“The question is,” said Alice, “whether you can make words mean so many different things.”
“The question is,” said Humpty Dumpty, “which is to be master—that’s all.” –Lewis Carroll
I’m not really sure if the above quote really applies to what I want to talk about today, because I think in the case of “Political Correctness” most people are at least in general agreement about what it means. They just differ on what it means.
Oh, that does sound like an Edward Learian/Lewis Carrollian dollop of nonsense, doesn’t it? I mean, “mean” means the same thing, as “mean,” know what I mean? Maybe you do, maybe you don’t. It really depends on perspective, which in language we usually refer to as context. “I mean what I say” and “He was mean to me” use the same word, but they mean (pardon) entirely different things. From context it is easy to glean which interpretation to go with, at least in this case. In others? Not so much. Let’s talk about that.
The term “politically correct” or just “PC” has come up a lot lately, especially in the actual political arena and now, even closer to home, the programming for the upcoming World Fantasy Convention. But here’s the thing—it is almost always used dismissively, as in, “Oh, that’s just them being PC.” Or more likely, “I’m sick of this PC garbage.” So…what PC garbage are they talking about? We have to go on context here, because context is how we have to glean meaning. The dictionary tries to be helpful, so let’s use the example from Merriam-Webster: “conforming to a belief that language and practices which could offend political sensibilities (as in matters of sex or race) should be eliminated.”
Okay, seems clear enough. Until you take a hard look at the phrase “political sensibilities (as in matters of sex or race)” and suddenly matters are not quite so clear. So if I had to speak to a group of KKK members, say, in this context it would be very un-PC of me to mention that non-white people in this country are not being treated fairly. My audience might be offended. They might even beat me to a pulp immediately, or at least give me a long, loud lecture on how it was really white people who are the victims here. Funny thing, though, as I mentioned above, the term is almost never used in this context.
Let’s face facts (also not PC in some circles): it is as close to impossible as you’d want to measure to voice a strongly-held opinion in this country or this planet without offending someone, likely many multiple someones. On any subject whatsoever. Dog walking. Guns in Schools. Regular vs Decaff. Am I lying? Look around you. Read a little bit and think about it. I have, and the inescapable conclusion I’ve come to is that the dictionary definition of PC is both accurate and completely meaningless. Most decent, thoughtful people willing to express a firm opinion understand that there are those who might disagree and generally are prepared to engage at that level, without giving a flying flip as to whether their opinion is “PC” or not. The term never arises. No. The term “Politically Correct” is used in one context, and one context only in this country—“You’re daring to suggest that I’m doing or saying something ignorant, bigoted, or thoughtless, and trying to make me feel bad about that and change my behavior.”

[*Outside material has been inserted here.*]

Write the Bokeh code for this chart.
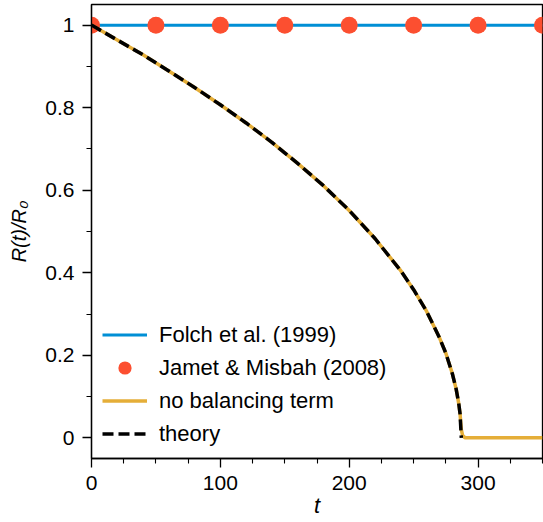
from bokeh.plotting import figure
from bokeh.models import Range1d, FixedTicker, Legend, LegendItem
from bokeh.embed import file_html
from bokeh.resources import INLINE

# ---------------- data ----------------
t_folch = [0, 50, 100, 150, 200, 250, 300, 350]
r_folch = [1, 1, 1, 1, 1, 1, 1, 1]

t_jamet = [0, 50, 100, 150, 200, 250, 300, 350]
r_jamet = [1, 1, 1, 1, 1, 1, 1, 1]

t_nobal = [0, 20, 40, 60, 80, 100, 120, 140, 160, 180, 200, 220, 240, 250,
           260, 270, 275, 280, 283, 285, 286, 287, 288, 290, 300, 320, 350]
r_nobal = [1.0, 0.964, 0.928, 0.889, 0.849, 0.807, 0.763, 0.716, 0.665, 0.611,
           0.551, 0.483, 0.405, 0.359, 0.307, 0.243, 0.205, 0.156, 0.118,
           0.083, 0.059, 0.02, 0.006, 0.0, 0.0, 0.0, 0.0]

t_theory = [0, 20, 40, 60, 80, 100, 120, 140, 160, 180, 200, 220, 240, 250,
            260, 270, 275, 280, 283, 285, 286, 287]
r_theory = [1.0, 0.964, 0.928, 0.889, 0.849, 0.807, 0.763, 0.716, 0.665, 0.611,
            0.551, 0.483, 0.405, 0.359, 0.307, 0.243, 0.205, 0.156, 0.118,
            0.083, 0.059, 0.0]

x_ticks = [0, 100, 200, 300]
x_minor = [25, 50, 75, 125, 150, 175, 225, 250, 275, 325, 350]
y_ticks = [0, 0.2, 0.4, 0.6, 0.8, 1]
y_tick_labels = ["0", "0.2", "0.4", "0.6", "0.8", "1"]
y_minor = [0.1, 0.3, 0.5, 0.7, 0.9]

labels = ["Folch et al. (1999)", "Jamet & Misbah (2008)", "no balancing term", "theory"]
colors = ["#008fd5", "#fc4f30", "#e5ae38", "black"]
x_label = "t"
y_label = "R(t)/R\u2080"

FONT = "Liberation Sans"

# ---------------- figure ----------------
p = figure(width=543, height=522, output_backend="svg", toolbar_location=None,
           x_range=Range1d(0, 350), y_range=Range1d(-0.05, 1.05),
           min_border_left=91, min_border_right=1, min_border_top=4,
           min_border_bottom=64)
p.background_fill_color = "white"
p.border_fill_color = "white"
p.xgrid.visible = False
p.ygrid.visible = False
p.outline_line_color = "black"
p.outline_line_width = 1.3

r1 = p.line(t_folch, r_folch, line_color=colors[0], line_width=3)
r2 = p.scatter(t_jamet, r_jamet, size=17, fill_color=colors[1], line_color=None)
r3 = p.line(t_nobal, r_nobal, line_color=colors[2], line_width=3.5)
r4 = p.line(t_theory, r_theory, line_color=colors[3], line_width=3.5, line_dash="11 5")

for ax in (p.xaxis[0], p.yaxis[0]):
    ax.axis_line_color = "black"
    ax.axis_line_width = 1.3
    ax.major_tick_line_color = "black"
    ax.minor_tick_line_color = "black"
    ax.major_tick_line_width = 1.3
    ax.minor_tick_line_width = 1.1
    ax.major_tick_in = 0
    ax.major_tick_out = 9
    ax.minor_tick_in = 0
    ax.minor_tick_out = 5
    ax.major_label_standoff = 8
    ax.major_label_text_font = FONT
    ax.major_label_text_font_size = "21px"
    ax.major_label_text_color = "black"
    ax.axis_label_text_font = FONT
    ax.axis_label_text_font_style = "italic"
    ax.axis_label_text_color = "black"

p.xaxis[0].ticker = FixedTicker(ticks=x_ticks, minor_ticks=x_minor)
p.yaxis[0].ticker = FixedTicker(ticks=y_ticks, minor_ticks=y_minor)
p.yaxis[0].major_label_overrides = {v: s for v, s in zip(y_ticks, y_tick_labels)}

p.xaxis[0].axis_label = x_label
p.xaxis[0].axis_label_text_font_size = "22px"
p.xaxis[0].axis_label_standoff = 0
p.yaxis[0].axis_label = y_label
p.yaxis[0].axis_label_text_font_size = "20px"
p.yaxis[0].axis_label_standoff = 12

legend = Legend(items=[LegendItem(label=labels[0], renderers=[r1]),
                       LegendItem(label=labels[1], renderers=[r2]),
                       LegendItem(label=labels[2], renderers=[r3]),
                       LegendItem(label=labels[3], renderers=[r4])],
                location=(11, 8), border_line_color=None, background_fill_alpha=0,
                padding=0, margin=0, spacing=0, glyph_width=45, glyph_height=33,
                label_height=33, label_standoff=12, label_text_font=FONT,
                label_text_font_size="22px", label_text_color="black")
p.add_layout(legend)

open("out.html", "w").write(file_html(p, INLINE))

You doubt this? Read anything you want to in, for instance, the present Presidential campaign (if you can stand it) where the term is thrown about, and you’ll notice what direction it’s coming from. Always the same one—a case where someone does dare to suggest that maybe someone else wasn’t being entirely fair, or even decent, to another person or group of people, and immediately gets “PC” thrown in their face. Whatever its original meaning, this is what “PC” is now—an accusation that forms the first and last line of defense for indefensible behavior.
Which brings me back, in my roundabout fashion, to the World Fantasy Convention. The situation in its specifics are pretty straightforward—drafts of the programming became public, and more than a few interested parties suggested that, perhaps, the programming was a little light on subjects specific to writers of color and new voices and trends in fantasy literature and perhaps it was time to bring the tone of WFC a bit forward in time. To put it mildly, these suggestions were not well received. Apparently the phrase “a few PC ignorami” was used in reference to those making said suggestions, which told me that a thoughtful and measured response was off the table. I would say the programming chair is a bit old-school, but really that is something that could as well be said of WFC itself. Its roots are deep in pulp culture and the field as it existed during the heyday of Weird Tales. This is not a bad thing. It’s only bad if it’s used as an excuse to resist change and growth.
I want to be very clear on one thing—I love the World Fantasy Convention. It’s the one convention I can say this about–If I had time and the means, I would go every year. That doesn’t mean I expect it to keep the same focus—other than the focus it has always had on the professional aspects of the field, and no one has suggested it do otherwise. No. You respect the past, but do we really need one more panel on Lovecraft, especially at the expense of taking a better look and discussing more aspects of what the field is today? I don’t think so.
This is not “a few PC ignorami.” This is an intervention. Everything changes, grows, or dies. We love you, WFC. We don’t want you to die.
If you think that’s PC, you’re not listening. Which is what PC really means.